**SHORT TASK:** Look through the material below. Copy every line with the string "that" in it.

◆ ◆ ◆ ◆ ◆

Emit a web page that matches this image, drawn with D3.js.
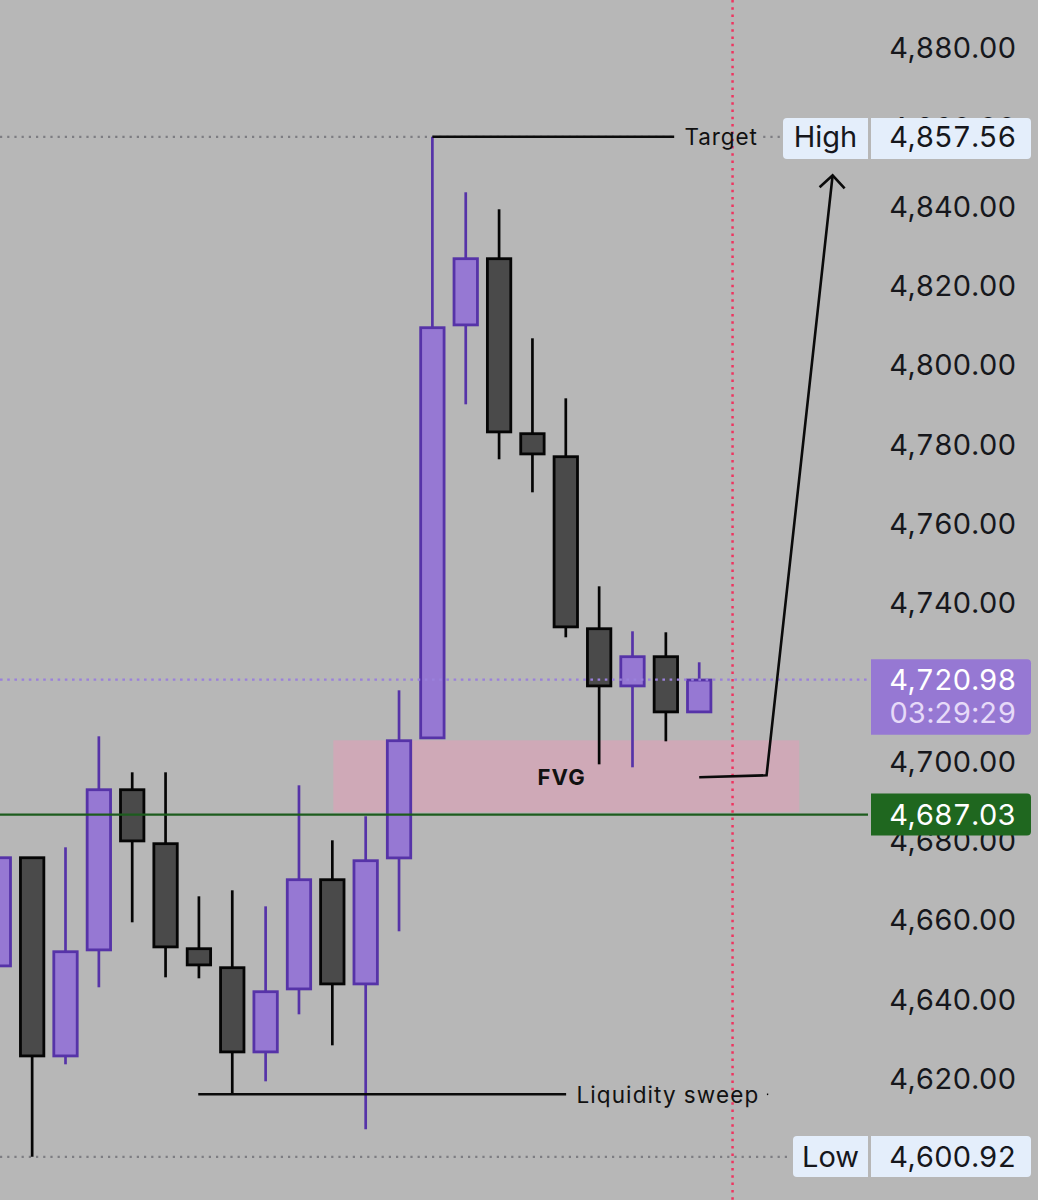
<!DOCTYPE html>
<html>
<head>
<meta charset="utf-8">
<script src="https://cdnjs.cloudflare.com/ajax/libs/d3/7.8.5/d3.min.js"></script>
<style>
html,body{margin:0;padding:0;background:#b7b7b7;overflow:hidden}
svg{display:block}
text{font-family:Inter,"Noto Sans",sans-serif;font-feature-settings:"tnum" 1}
</style>
</head>
<body>
<svg id="c" width="1038" height="1200"></svg>
<script>
// ---- data ----
const candleKinds = ["up","down","up","up","down","down","down","down","up","up","down","up","up","up","up","down","down","down","down","up","down","up"];
const opens  = [4648.85,4676.27,4626.20,4652.88,4693.38,4679.80,4653.38,4648.60,4627.21,4643.06,4670.74,4644.32,4676.02,4706.22,4810.13,4826.99,4782.96,4777.17,4733.89,4719.30,4726.85,4712.76];
const closes = [4676.27,4626.20,4652.62,4693.38,4680.30,4653.63,4649.10,4627.21,4642.56,4670.74,4644.32,4675.52,4705.71,4809.63,4826.99,4783.21,4777.67,4734.15,4719.30,4726.85,4712.76,4720.98];
const highs  = [4676.27,4676.27,4678.79,4706.72,4697.66,4697.66,4666.46,4667.97,4663.94,4694.39,4680.55,4686.59,4718.29,4857.56,4843.60,4839.32,4806.86,4791.76,4744.46,4733.14,4732.89,4725.34];
const lows   = [4648.85,4600.92,4624.19,4643.57,4659.92,4646.08,4645.83,4616.64,4619.91,4636.77,4628.97,4607.84,4657.66,4706.22,4790.25,4776.42,4768.11,4731.63,4699.67,4698.92,4705.46,4712.76];
const axisTicks = [4880,4860,4840,4820,4800,4780,4760,4740,4720,4700,4680,4660,4640,4620];

const highPrice = 4857.56, lowPrice = 4600.92, lastPrice = 4720.98, linePrice = 4687.03;
const countdownLabel = "03:29:29";
const fvgIndex = [10.03, 24.0];
const fvgPrice = [4705.71, 4687.6];
const cursorIndex = 22.0;
const targetLineIndex = [13, 20.25];
const sweepLineIndex = [5.98, 17.01];
const sweepPrice = 4616.64;
const arrowIndex = [21, 23.02, 25.0];
const arrowPrice = [4696.41, 4696.91, 4847.87];
const arrowHeadIndex = [24.61, 25.0, 25.36];
const arrowHeadPrice = [4844.85, 4847.87, 4844.60];

// ---- scales ----
const W = 1038;
const x = d3.scaleLinear().domain([0, 21]).range([-1.2, 699.2]);
const y = d3.scaleLinear().domain([highPrice, lowPrice]).range([136.8, 1156.8]);
const yAxisScale = d3.scaleLinear().domain([4880, 4620]).range([47.3, 1078]);

const INK = "#16171c", UP_FILL = "#9678d3", UP_LINE = "#5633a8", DOWN_FILL = "#4a4a4a", DOWN_LINE = "#050505";
const LABEL_BG = "#e4eefb", FONT = 29, TRACK = "-0.2px";
const svg = d3.select("#c");
svg.append("rect").attr("width", W).attr("height", 1200).attr("fill", "#b7b7b7");

// zone
svg.append("rect")
  .attr("x", x(fvgIndex[0])).attr("width", x(fvgIndex[1]) - x(fvgIndex[0]))
  .attr("y", y(fvgPrice[0])).attr("height", y(fvgPrice[1]) - y(fvgPrice[0]))
  .attr("fill", "#cfa9b7");

// price axis
const axis = d3.axisRight(yAxisScale).tickValues(axisTicks).tickFormat(d3.format(",.2f")).tickSize(0).tickPadding(0);
const axG = svg.append("g").attr("transform", "translate(1016,0)").call(axis);
axG.select(".domain").remove();
axG.selectAll("text").attr("text-anchor", "end").attr("fill", INK)
  .style("font-size", FONT + "px").style("font-family", "Inter,sans-serif")
  .style("font-feature-settings", '"tnum" 1').style("letter-spacing", TRACK).attr("dy", "0.36em");

// dotted level lines
const hline = (price, x2, color, dash, w) => svg.append("line")
  .attr("x1", 0).attr("x2", x2).attr("y1", y(price)).attr("y2", y(price))
  .attr("stroke", color).attr("stroke-width", w).attr("stroke-dasharray", dash);
hline(highPrice, 782, "#7d7d82", "2.2 5", 2.2);
hline(lowPrice, 792, "#7d7d82", "2.2 5", 2.2);

// candles
const idx = d3.range(opens.length);
const g = svg.append("g");
g.selectAll("line.wick").data(idx).join("line").attr("class", "wick")
  .attr("x1", i => x(i)).attr("x2", i => x(i))
  .attr("y1", i => y(highs[i])).attr("y2", i => y(lows[i]))
  .attr("stroke", i => candleKinds[i] === "up" ? UP_LINE : DOWN_LINE).attr("stroke-width", 2.7);
g.selectAll("rect.body").data(idx).join("rect").attr("class", "body")
  .attr("x", i => x(i) - 11.7).attr("width", 23.4)
  .attr("y", i => y(Math.max(opens[i], closes[i])) + 0.4)
  .attr("height", i => Math.max(1, y(Math.min(opens[i], closes[i])) - y(Math.max(opens[i], closes[i])) - 0.8))
  .attr("fill", i => candleKinds[i] === "up" ? UP_FILL : DOWN_FILL)
  .attr("stroke", i => candleKinds[i] === "up" ? UP_LINE : DOWN_LINE).attr("stroke-width", 2.8);

// last price, alert level
hline(lastPrice, 868, "#9a80dc", "2.6 4.6", 2.4);
hline(linePrice, 868, "#1d5c1e", null, 2.2);

// mask that the Target note leaves on the high line
svg.append("rect").attr("x", x(20.3)).attr("width", x(22.85) - x(20.3))
  .attr("y", y(highPrice) - 4).attr("height", 8).attr("fill", "#b7b7b7");

// crosshair
svg.append("line").attr("x1", x(cursorIndex)).attr("x2", x(cursorIndex)).attr("y1", 0).attr("y2", 1200)
  .attr("stroke", "#ee3560").attr("stroke-width", 2.5).attr("stroke-dasharray", "2.5 4.8");

// annotations
const lineGen = d3.line().x(d => x(d[0])).y(d => y(d[1]));
const ann = (pts, w) => svg.append("path").attr("d", lineGen(pts)).attr("fill", "none")
  .attr("stroke", "#0a0a0a").attr("stroke-width", w).attr("stroke-linejoin", "miter");
ann(targetLineIndex.map(i => [i, highPrice]), 2.6);
ann(sweepLineIndex.map(i => [i, sweepPrice]), 2.6);
ann(arrowIndex.map((i, k) => [i, arrowPrice[k]]), 2.6);
ann(arrowHeadIndex.map((i, k) => [i, arrowHeadPrice[k]]), 2.6);
// stray dot after the sweep note
ann([[23.03, sweepPrice], [23.07, sweepPrice]], 1.6);

const note = (t, xp, yp, size, weight, anchor) => svg.append("text").text(t)
  .attr("x", xp).attr("y", yp).attr("dy", "0.36em").attr("fill", "#111")
  .attr("text-anchor", anchor).style("font-size", size + "px").style("font-weight", weight);
note("Target", x(20.56), y(highPrice) + 0.5, 22.5, 400, "start").style("letter-spacing", "0.9px");
note("Liquidity sweep", x(17.32), y(sweepPrice) + 0.5, 22.5, 400, "start").style("letter-spacing", "1.1px");
note("FVG", x(16.88), y(4696.41), 22, 700, "middle").style("letter-spacing", "1.2px");

// price labels
function roundedBox(x0, x1, y0, y1, fill, rl, rr) {
  const p = d3.path();
  p.moveTo(x0 + rl, y0); p.lineTo(x1 - rr, y0); p.arcTo(x1, y0, x1, y0 + rr, rr);
  p.lineTo(x1, y1 - rr); p.arcTo(x1, y1, x1 - rr, y1, rr); p.lineTo(x0 + rl, y1);
  if (rl) p.arcTo(x0, y1, x0, y1 - rl, rl);
  p.lineTo(x0, y0 + rl);
  if (rl) p.arcTo(x0, y0, x0 + rl, y0, rl);
  p.closePath();
  svg.append("path").attr("d", p.toString()).attr("fill", fill);
}
const fmt = d3.format(",.2f");
const boxText = (t, xp, yp, color, anchor, track) => svg.append("text").text(t)
  .attr("x", xp).attr("y", yp).attr("dy", "0.36em").attr("fill", color)
  .attr("text-anchor", anchor).style("font-size", FONT + "px").style("letter-spacing", track || "0");

function hiLo(name, price, left, top, bottom) {
  const c = y(price);
  roundedBox(left, 868, top, bottom, LABEL_BG, 4, 0);
  roundedBox(871, 1031, top, bottom, LABEL_BG, 0, 4);
  boxText(name, (left + 868) / 2, c, INK, "middle");
  boxText(fmt(price), 1016, c, INK, "end", TRACK);
}
hiLo("High", highPrice, 783, 118, 159);
hiLo("Low", lowPrice, 793, 1136, 1177);

const py = y(lastPrice);
roundedBox(871, 1031, py - 20.5, py + 55, "#9678d3", 0, 4);
boxText(fmt(lastPrice), 1016, py - 0.5, "#ffffff", "end", TRACK);
boxText(countdownLabel, 1016, py + 33, "#e6daf8", "end", TRACK);

const gy = y(linePrice);
roundedBox(871, 1031, gy - 21, gy + 21, "#1f671f", 0, 4);
boxText(fmt(linePrice), 1016, gy, "#ffffff", "end", TRACK);
</script>
</body>
</html>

◆ ◆ ◆ ◆ ◆

**SOLUTION FOR THIS PROBLEM:**
Emit a web page that matches this image, drawn with D3.js.
// mask that the Target note leaves on the high line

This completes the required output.